Image courtesy of David Doherty
In addition, the beach was within walking distance and there was the Bay Theatre that showed two movies for one dollar, according to the Palisades native.
“It was teen and pre-teen heaven,” Sutton said.
While Sutton and Doherty may have had an easy time of deciding which Palisades locations to spotlight in their calendars, finding color photos of the places and digging up information on them proved to be a bit more challenging at times.
“It is surprising how little photographic documentation there is currently available of many of these buildings,” Doherty said.
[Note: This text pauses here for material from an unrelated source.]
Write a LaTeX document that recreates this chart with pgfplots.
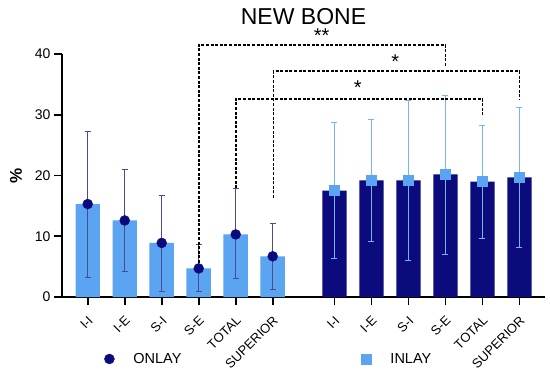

Image courtesy of David Doherty
“Thelma Todd’s Sidewalk Café is one of those places we’ve all driven by hundreds of times, but how many of us knows anything about it? There was a lot of information about it, but not a whole lot of color photos from the day,” Sutton told the Post.
In some cases, there was little to no information.
Take the Toy Shack, for example.
Sutton called it a great hangout for kids in the ’70s. She recalled that the guys who ran it were into magic and would put on magic shows for the kids.
“What I remember most about them was the way they would wrap presents for you with fancy ribbons and taped on penny-toys like the ‘Magic Fortune Telling Fish.’ You always knew when someone gave you a present from the Toy Shack, and everyone who ever got a present from them would remember that cellophane fish,” she said.
Sutton and Doherty searched tirelessly for photos of the Toy Shack, but couldn’t find anything. Doherty even started on the painting, but he felt something wasn’t quite right about it.
Then he happened upon an old movie that had a scene shot in the Palisades with the Toy Shack visible in the distance. Finally, Doherty had something to go on.
To enhance each image in the calendar, the pair used pieces of vintage memorabilia—a matchbook Sutton had saved from House of Lee (the Chinese restaurant that is now Pearl Dragon) and a picture of Doherty’s old bank passbook from the former Security Pacific Bank.
The calendar creators consider their work a nod to a bygone era and to some of the former business owners who brought the town to life.
For example, Doherty recalled Katie O’Laughlin and her fight to keep Village Books open as the newer convenience of online purchasing emerged. He remembered actor Tom Hanks appearing at the store in an effort to save it.
The stories behind the facades are inspirational, he said.